A team of researchers at the universities of Linkoping in Sweden and Okayama in Japan has developed a combination of materials that can morph into different shapes and can be hardened. The team was actually inspired by the growth of bones in the skeleton. The bone development process involves the transformation of soft bones at an initial stage into hardened material that uses the same substances found in the skeleton.
Edwin Jager, associate professor at the Department of Physics, Chemistry, and Biology at Linkoping University said, “We want to use this for applications where materials need to have different properties at different points in time. Firstly, the material is soft and flexible, and it is then locked into place when it hardens. This material could be used in, for example, complicated bone fractures. It could also be used in microrobots – these soft microrobots could be injected into the body through a thin syringe, and then they would unfold and develop their own rigid bones.”
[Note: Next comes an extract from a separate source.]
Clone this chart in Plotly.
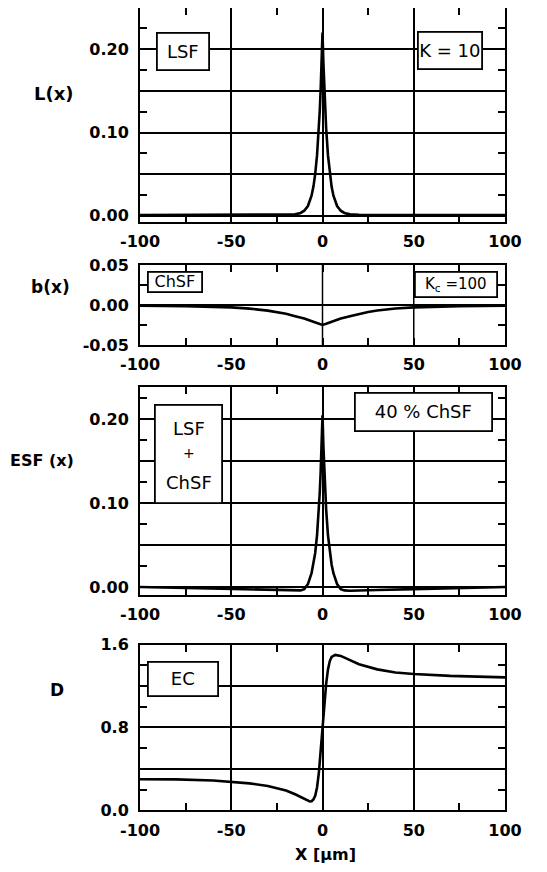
import plotly.graph_objects as go

# page body has an 8px margin: figure is sized so that it fills the 547x872 window
OFF = 8
W, H = 547 - 2 * OFF, 872 - 2 * OFF

# ---------------- data ----------------
lsf_x = [-100, -50, -30, -20, -15, -12, -10, -8, -6, -5, -4, -3, -2, -1.5, -1, -0.5, 0,
         0.5, 1, 1.5, 2, 3, 4, 5, 6, 8, 10, 12, 15, 20, 30, 50, 100]
lsf_y = [0.001, 0.001, 0.001, 0.0012, 0.0018, 0.0035, 0.0062, 0.0118, 0.0242, 0.0348, 0.050, 0.0725,
         0.105, 0.126, 0.152, 0.183, 0.220,
         0.183, 0.152, 0.126, 0.105, 0.0725, 0.050, 0.0348, 0.0242, 0.0118, 0.0062, 0.0035, 0.0018,
         0.0012, 0.001, 0.001, 0.001]

chsf_x = [-100, -75, -50, -40, -30, -25, -20, -15, -10, -5, -2, 0,
          2, 5, 10, 15, 20, 25, 30, 40, 50, 75, 100]
chsf_y = [-0.001, -0.0015, -0.003, -0.0045, -0.007, -0.009, -0.011, -0.014, -0.017, -0.021, -0.0235, -0.025,
          -0.0235, -0.021, -0.017, -0.014, -0.011, -0.0088, -0.0068, -0.0043, -0.003, -0.0015, -0.001]

esf_x = [-100, -70, -50, -30, -20, -15, -12, -10, -8, -6, -5, -4, -3, -2, -1.5, -1, -0.5, 0,
         0.5, 1, 1.5, 2, 3, 4, 5, 6, 8, 10, 12, 15, 20, 30, 50, 70, 100]
esf_y = [0.0005, -0.001, -0.002, -0.003, -0.0035, -0.004, -0.0035, -0.002, 0.004, 0.017, 0.027, 0.041,
         0.062, 0.093, 0.113, 0.138, 0.168, 0.205,
         0.168, 0.138, 0.113, 0.093, 0.062, 0.041, 0.027, 0.017, 0.004, -0.002, -0.0035, -0.004,
         -0.0035, -0.003, -0.002, -0.001, 0.0005]

ec_x = [-100, -80, -60, -50, -40, -30, -20, -15, -10, -8, -7, -6, -5, -4, -3, -2, -1, 0,
        1, 2, 3, 4, 5, 7, 10, 15, 20, 30, 40, 50, 70, 100]
ec_y = [0.300, 0.298, 0.287, 0.277, 0.260, 0.235, 0.190, 0.155, 0.115, 0.092, 0.085, 0.088, 0.105,
        0.14, 0.22, 0.36, 0.57, 0.80,
        1.03, 1.22, 1.36, 1.44, 1.48, 1.50, 1.49, 1.45, 1.41, 1.36, 1.33, 1.315, 1.297, 1.283]

x_ticks = [-100, -50, 0, 50, 100]
x_ticktext = ["-100", "-50", "0", "50", "100"]
x_minor = [-75, -25, 25, 75]

lsf_yticks = [0, 0.05, 0.10, 0.15, 0.20]
lsf_ytext = ["0.00", " ", "0.10", " ", "0.20"]
lsf_yminor = [0.025, 0.075, 0.125, 0.175, 0.225]

chsf_yticks = [-0.05, 0, 0.05]
chsf_ytext = ["-0.05", "0.00", "0.05"]
chsf_yminor = [-0.025, 0.025]

ec_yticks = [0, 0.4, 0.8, 1.2, 1.6]
ec_ytext = ["0.0", " ", "0.8", " ", "1.6"]
ec_yminor = [0.2, 0.6, 1.0, 1.4]

# ---------------- layout helpers ----------------
FONT = "DejaVu Sans"
plot_l, plot_r = 140, 505          # window pixels
panels = [                          # (top px, bottom px) in window pixels
    (8.3, 221.7),
    (265, 345),
    (386.7, 595),
    (644.5, 810.3),
]


def px(xp):
    return (xp - OFF) / W


def py(yp):
    return 1 - (yp - OFF) / H


def ydom(top, bot):
    return [py(bot), py(top)]


xdom = [px(plot_l), px(plot_r)]

fig = go.Figure()
line = dict(color="black", width=2.6)
fig.add_trace(go.Scatter(x=lsf_x, y=lsf_y, mode="lines", line=line, xaxis="x", yaxis="y"))
fig.add_trace(go.Scatter(x=chsf_x, y=chsf_y, mode="lines", line=line, xaxis="x2", yaxis="y2"))
fig.add_trace(go.Scatter(x=esf_x, y=esf_y, mode="lines", line=line, xaxis="x3", yaxis="y3"))
fig.add_trace(go.Scatter(x=ec_x, y=ec_y, mode="lines", line=line, xaxis="x4", yaxis="y4"))

tickfont = dict(family=FONT, size=16, color="black", weight="bold")


def xaxis(anchor, grid=True):
    return dict(
        domain=xdom, anchor=anchor, range=[-100, 100], tickmode="array", tickvals=x_ticks,
        ticktext=x_ticktext,
        showgrid=grid, gridcolor="black", gridwidth=1.5, zeroline=False,
        showline=True, linecolor="black", linewidth=2, mirror="allticks",
        ticks="inside", ticklen=7, tickwidth=1.5, tickcolor="black",
        minor=dict(tickmode="array", tickvals=x_minor, ticks="inside", ticklen=7,
                   tickwidth=1.5, tickcolor="black", showgrid=False),
        tickfont=tickfont, ticklabelstandoff=4, automargin=False, fixedrange=True,
    )


def yaxis(anchor, dom, rng, tv, tt, mv):
    return dict(
        domain=dom, anchor=anchor, range=rng, tickmode="array", tickvals=tv, ticktext=tt,
        showgrid=True, gridcolor="black", gridwidth=1.5, zeroline=False,
        showline=True, linecolor="black", linewidth=2, mirror="allticks",
        ticks="inside", ticklen=7, tickwidth=1.5, tickcolor="black",
        minor=dict(tickmode="array", tickvals=mv, ticks="inside", ticklen=7,
                   tickwidth=1.5, tickcolor="black", showgrid=False),
        tickfont=tickfont, ticklabelstandoff=6, automargin=False, fixedrange=True,
    )


fig.update_layout(
    width=W, height=H, margin=dict(l=0, r=0, t=0, b=0),
    paper_bgcolor="white", plot_bgcolor="white", showlegend=False,
    xaxis=xaxis("y"),
    xaxis2=xaxis("y2", grid=False),
    xaxis3=xaxis("y3"),
    xaxis4=xaxis("y4"),
    yaxis=yaxis("x", ydom(*panels[0]), [-0.007, 0.249], lsf_yticks, lsf_ytext, lsf_yminor),
    yaxis2=yaxis("x2", ydom(*panels[1]), [-0.05, 0.05], chsf_yticks, chsf_ytext, chsf_yminor),
    yaxis3=yaxis("x3", ydom(*panels[2]), [-0.009, 0.239], lsf_yticks, lsf_ytext, lsf_yminor),
    yaxis4=yaxis("x4", ydom(*panels[3]), [0, 1.6], ec_yticks, ec_ytext, ec_yminor),
)

# partial vertical grid lines in the b(x) panel
for gx in [0, 50]:
    fig.add_shape(type="line", xref="x2", yref="y2 domain", x0=gx, x1=gx, y0=0, y1=1,
                  line=dict(color="black", width=1.5), layer="below")


def box(cx, cy, w, h, text, size=18):
    fig.add_annotation(xref="paper", yref="paper", x=px(cx), y=py(cy), xanchor="center",
                       yanchor="middle", text=text, showarrow=False, width=w - 2, height=h - 2,
                       bordercolor="black", borderwidth=1.8, borderpad=0, bgcolor="white",
                       font=dict(family=FONT, size=size, color="black"), align="center",
                       valign="middle")


def label(cx, cy, text, size=17, bold=True):
    t = f"<b>{text}</b>" if bold else text
    fig.add_annotation(xref="paper", yref="paper", x=px(cx), y=py(cy), xanchor="center",
                       yanchor="middle", text=t, showarrow=False,
                       font=dict(family=FONT, size=size, color="black"))


box(183, 51.5, 52, 37, "LSF")
box(450, 50.5, 64, 37, "K = 10")
box(175, 282.5, 54, 20, "ChSF", 16)
box(456, 284.5, 82, 25, "K<sub>c</sub> =100", 15)
box(188.5, 454, 67, 98, " ")
label(188.5, 428, "LSF", 18, bold=False)
label(188.5, 453, "+", 14, bold=False)
label(188.5, 482, "ChSF", 18, bold=False)
box(423.5, 412, 137, 38, "40 % ChSF")
box(183, 679, 70, 34, "EC")

label(54, 93, "L(x)", 18)
label(50, 287, "b(x)", 17)
label(42, 461, "ESF (x)", 16)
label(57, 690, "D", 17)
label(325, 854, "X [µm]", 16)

fig.write_html("out.html")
The team came up with the idea during a research visit in Japan where Jager met with Hiroshi Kamioka and Emilio Hara, who conduct research into bones. The researchers had discovered a biomolecule that could strengthen bone growth in a short period of time. They wondered if it could be combined with Jager’s materials research to develop new materials.
In the study, researchers created a simple “microrobot” that can take different shapes and change stiffness. The team started with a gel material called “alginate”. A polymer material is grown on one side of the gel. This material is electroactive, and it changes its volume upon the application of some high voltage. This can cause the microrobot to bend in a specified direction.
Researchers attached biomolecules to the other side of the gel. These biomolecules allow gel material to harden. The material can then be immersed in a cell culture medium, an environment that resembles a body and contains calcium and phosphor. Once it is submerged, the biomolecules make the gel mineralize and harden.
There are many applications for this new material, such as bone healing. When in soft form, it is made to move into spaces in complicated bone fractures before expanding. After hardening, it would form the foundation for the construction of new bone.
The team has deployed the same material in their study, wrapping it around the chicken bones. The artificial bone hat subsequently develops grows together with the chicken bone. By making the patterns in gel, the researchers also determined the criteria for bending microbots upon the application of voltage. Perpendicular lines on the surface of the material make the robot bend in a semicircle, while diagonal lines make it bend like a corkscrew.
“By controlling how the material turns, we can make the microrobot move in different ways, and also affect how the material unfurls in broken bones. We can embed these movements into the material’s structure, making complex programs for steering these robots unnecessary”, says Edwin Jager.
Researchers are now looking into how its features work together with living cells. Actually, they want to learn more about the biocompatibility of this combination of materials.
The study was published in Advanced Materials.